Richard Horton, editor in chief of Lancet, 02/04/13
I guess ‘ Because it still says something interesting’ might explain why Horton published rubbish like that on Pusztai’s potatoes, on which a Royal Society review concluded (excuse the Wikipedia):
‘that Pusztai’s experiments were poorly designed, contained uncertainties in the composition of diets, did not have a large enough number of rats, used incorrect statistical methods and lacked consistency within experiments. Pusztai responded by saying they had only reviewed internal Rowett reports, which did not include the design of the experiments or methodology used.’
The Lancet also withdrew the 1998 paper by Andrew Wakefield on MMR and autism only after this:
‘On 28 January 2010, a five-member statutory tribunal of the GMC found three dozen charges proved, including four counts of dishonesty and 12 counts involving the abuse of developmentally challenged children.’

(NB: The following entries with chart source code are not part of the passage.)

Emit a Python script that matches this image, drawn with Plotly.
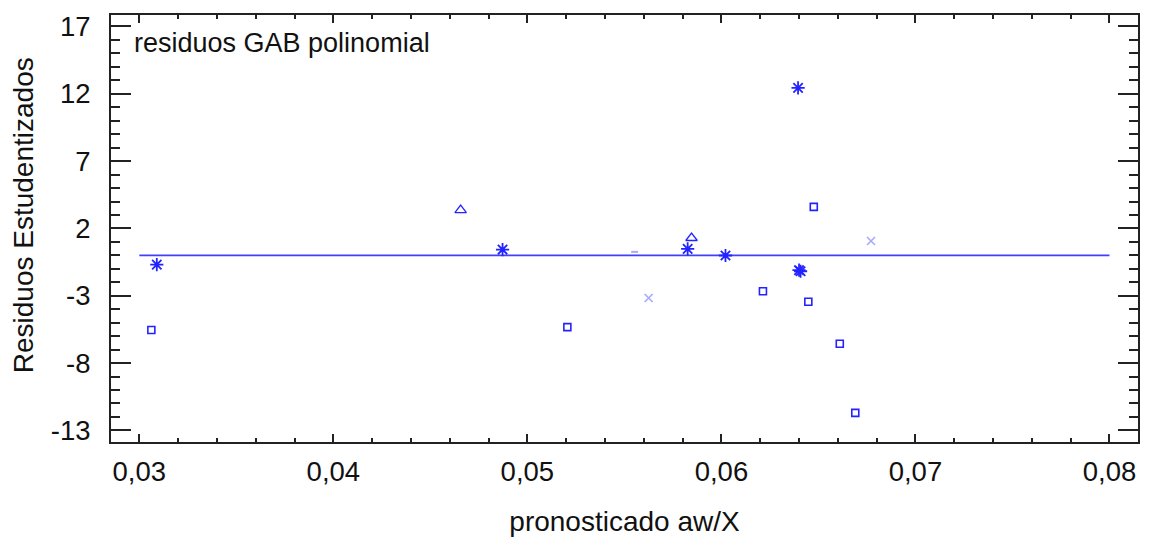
import plotly.graph_objects as go

# Data
star_x = [0.03090, 0.04872, 0.05826, 0.06021, 0.06400, 0.06408, 0.06395]
star_y = [-0.69, 0.43, 0.48, -0.01, -1.10, -1.18, 12.44]

square_x = [0.03062, 0.05206, 0.06214, 0.06448, 0.06610, 0.06690, 0.06476]
square_y = [-5.54, -5.33, -2.66, -3.44, -6.56, -11.70, 3.60]

tri_x = [0.04656, 0.05846]
tri_y = [3.36, 1.29]

cross_x = [0.05625, 0.06771]
cross_y = [-3.17, 1.07]

dash_x = [0.05553]
dash_y = [0.26]

ref_x = [0.03, 0.08]
ref_y = [0, 0]

y_ticks = [-13, -8, -3, 2, 7, 12, 17]
y_labels = ["-13", "-8", "-3", "2", "7", "12", "17"]
x_ticks = [0.03, 0.04, 0.05, 0.06, 0.07, 0.08]
x_labels = ["0,03", "0,04", "0,05", "0,06", "0,07", "0,08"]

BLUE = "#2323ff"
LIGHT = "#a8a8ff"
INK = "#222222"
TXT = "#111111"
FONT = "Liberation Sans, Arial, sans-serif"

fig = go.Figure()
fig.add_trace(go.Scatter(x=ref_x, y=ref_y, mode="lines",
                         line=dict(color="#4040ff", width=1.6), showlegend=False))
fig.add_trace(go.Scatter(x=star_x, y=star_y, mode="markers",
                         marker=dict(symbol="asterisk-open", size=11, color=BLUE,
                                     line=dict(color=BLUE, width=1.8)), showlegend=False))
fig.add_trace(go.Scatter(x=square_x, y=square_y, mode="markers",
                         marker=dict(symbol="square-open", size=7, color=BLUE,
                                     line=dict(color=BLUE, width=1.6)), showlegend=False))
fig.add_trace(go.Scatter(x=tri_x, y=tri_y, mode="markers",
                         marker=dict(symbol="triangle-up-open", size=10, color=BLUE,
                                     line=dict(color=BLUE, width=1.3)), showlegend=False))
fig.add_trace(go.Scatter(x=cross_x, y=cross_y, mode="markers",
                         marker=dict(symbol="x-thin-open", size=8, color=LIGHT,
                                     line=dict(color=LIGHT, width=1.6)), showlegend=False))
fig.add_trace(go.Scatter(x=dash_x, y=dash_y, mode="markers",
                         marker=dict(symbol="line-ew-open", size=5, color=LIGHT,
                                     line=dict(color=LIGHT, width=2)), showlegend=False))

fig.update_layout(
    width=1151, height=543,
    margin=dict(l=111, r=12, t=11, b=99),
    paper_bgcolor="white", plot_bgcolor="white",
    font=dict(family=FONT, size=27.5, color=TXT),
    xaxis=dict(range=[0.02854, 0.08147], tickvals=x_ticks, ticktext=x_labels,
               ticks="inside", ticklen=8, tickwidth=2, tickcolor=INK,
               showline=True, linewidth=2, linecolor=INK, mirror="ticks",
               showgrid=False, zeroline=False,
               minor=dict(dtick=0.002, tick0=0.03, ticks="inside", ticklen=4,
                          tickwidth=2, tickcolor=INK, showgrid=False),
               title=dict(text="pronosticado aw/X", standoff=25,
                          font=dict(family=FONT, size=28, color=TXT)),
               ticklabelstandoff=4),
    yaxis=dict(range=[-13.86, 17.85], tickvals=y_ticks, ticktext=y_labels,
               ticks="inside", ticklen=20, tickwidth=2, tickcolor=INK,
               showline=True, linewidth=2, linecolor=INK, mirror="ticks",
               showgrid=False, zeroline=False,
               minor=dict(dtick=1, tick0=-13, ticks="inside", ticklen=9,
                          tickwidth=2, tickcolor=INK, showgrid=False),
               ticklabelstandoff=13),
    annotations=[
        dict(text="residuos GAB polinomial", xref="paper", yref="paper",
             x=0.020, y=0.935, xanchor="left", yanchor="middle",
             showarrow=False, font=dict(family=FONT, size=27, color=TXT)),
        dict(text="Residuos Estudentizados", xref="paper", yref="paper",
             x=(23 - 111) / 1028, y=1 - (214 - 11) / 433, xanchor="center",
             yanchor="middle", textangle=-90, showarrow=False,
             font=dict(family=FONT, size=28, color=TXT)),
    ],
)

fig.write_html("out.html")
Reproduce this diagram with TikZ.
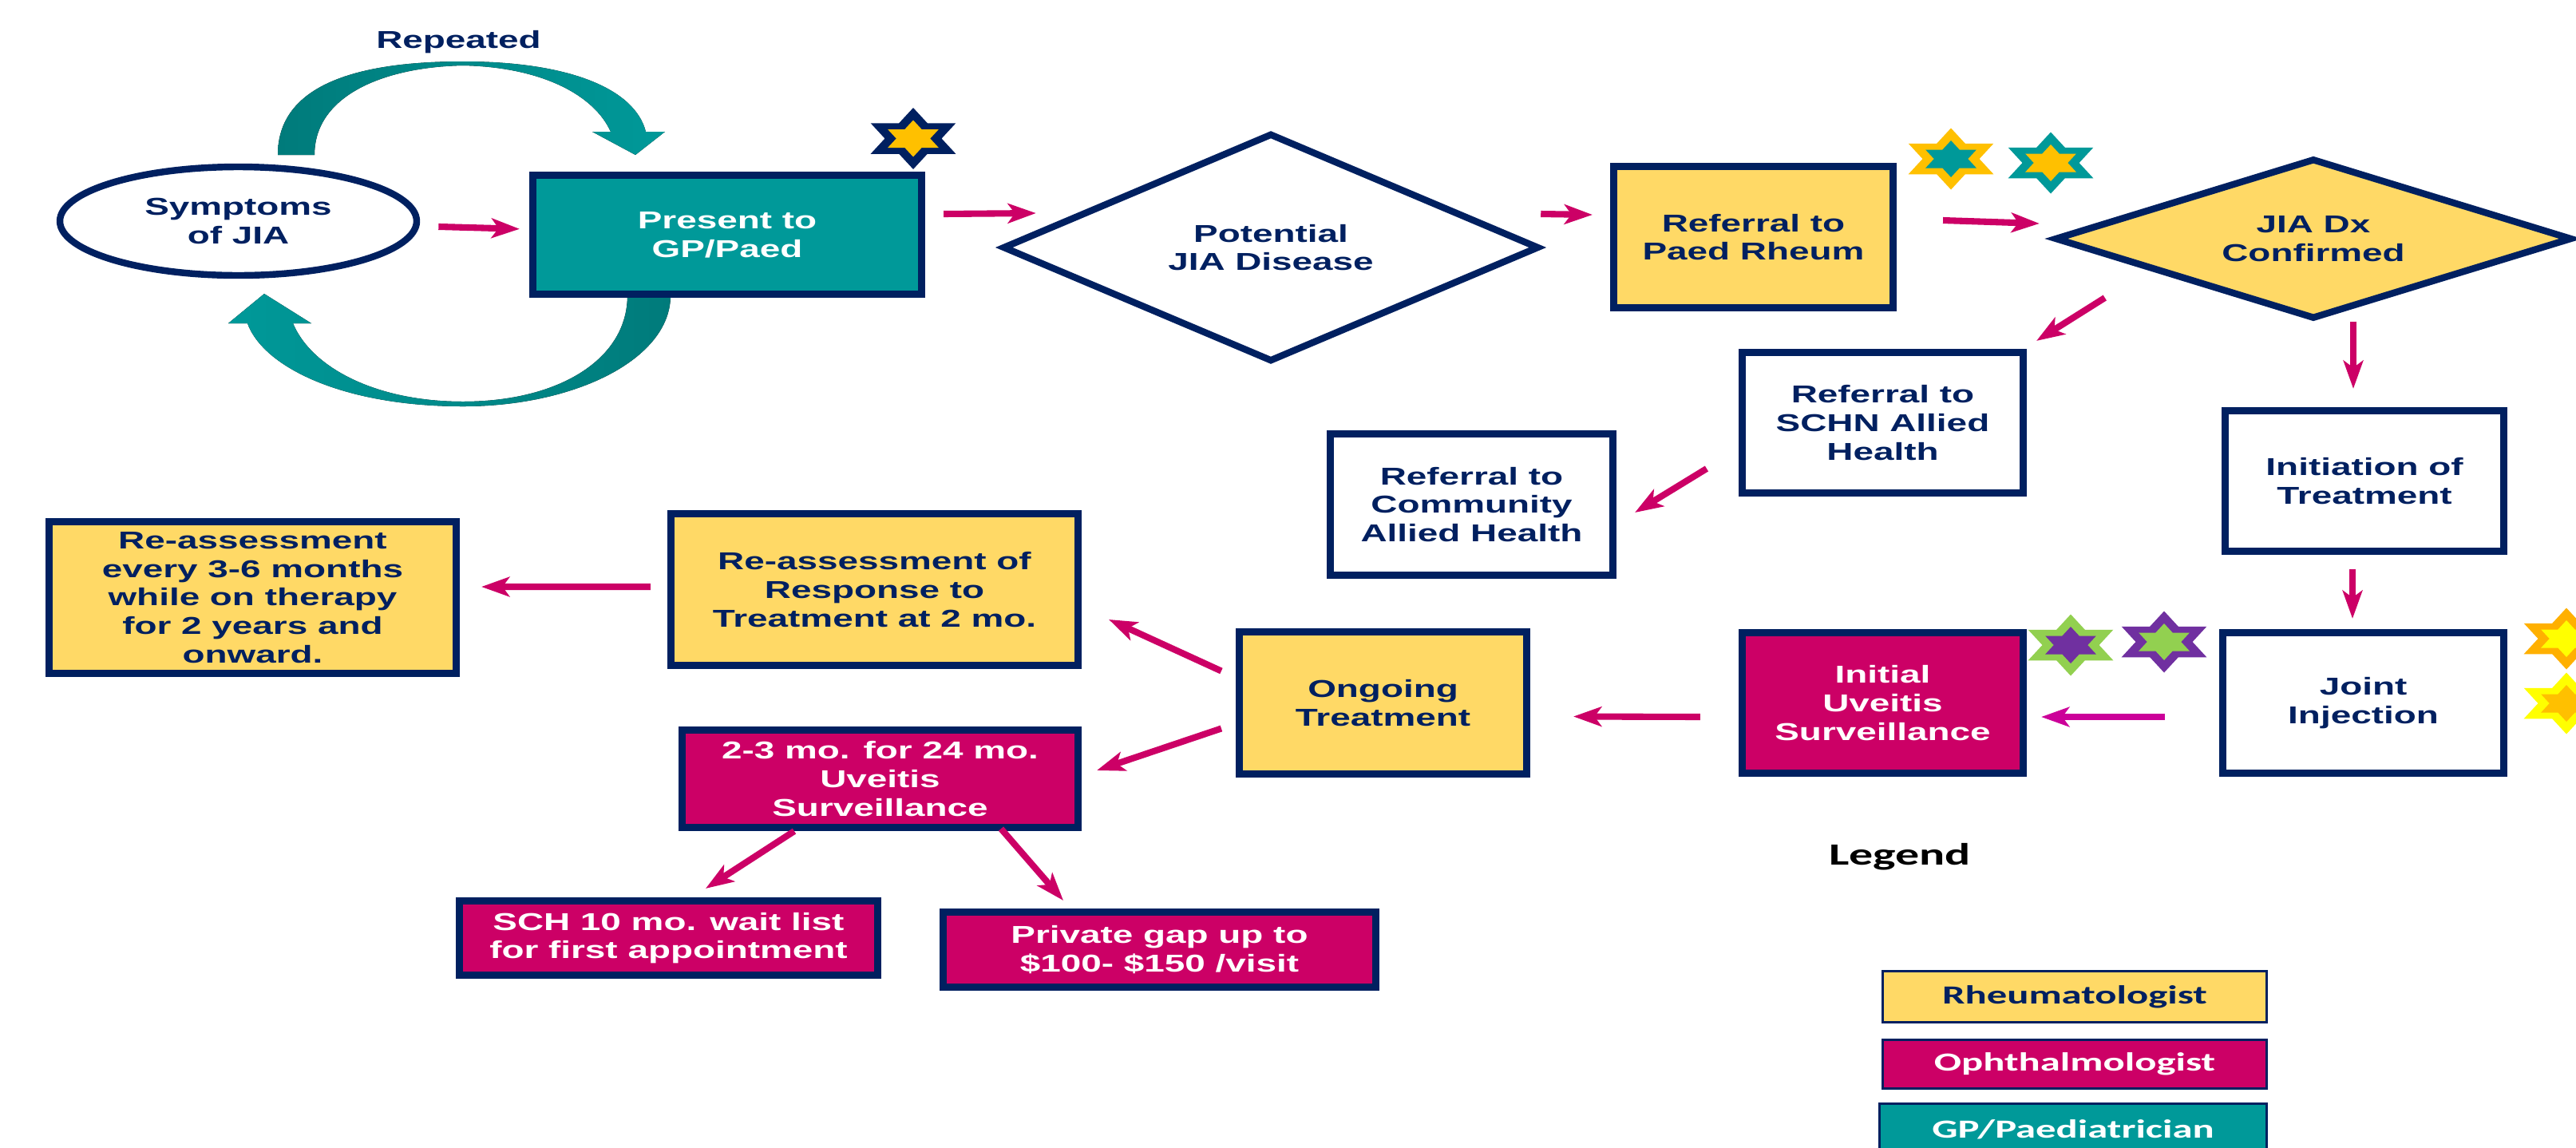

And then there is the estimate of deaths from the Iraq conflict by opinion poll published in
The Lancet that found 601,027 deaths (range of 426,369 to 793,663) — far in excess of the estimates of the Iraq Body Count project, the UN or the Iraqi Health Ministry.
There is a serious corruption of the peer review process if editors start publishing things they find interesting – especially since those interests are likely to influence the choice of reviewers as well as decisions based upon their reviews.
As Carl Sagan once put it, ‘Where we have strong emotions, we’re liable to fool ourselves.’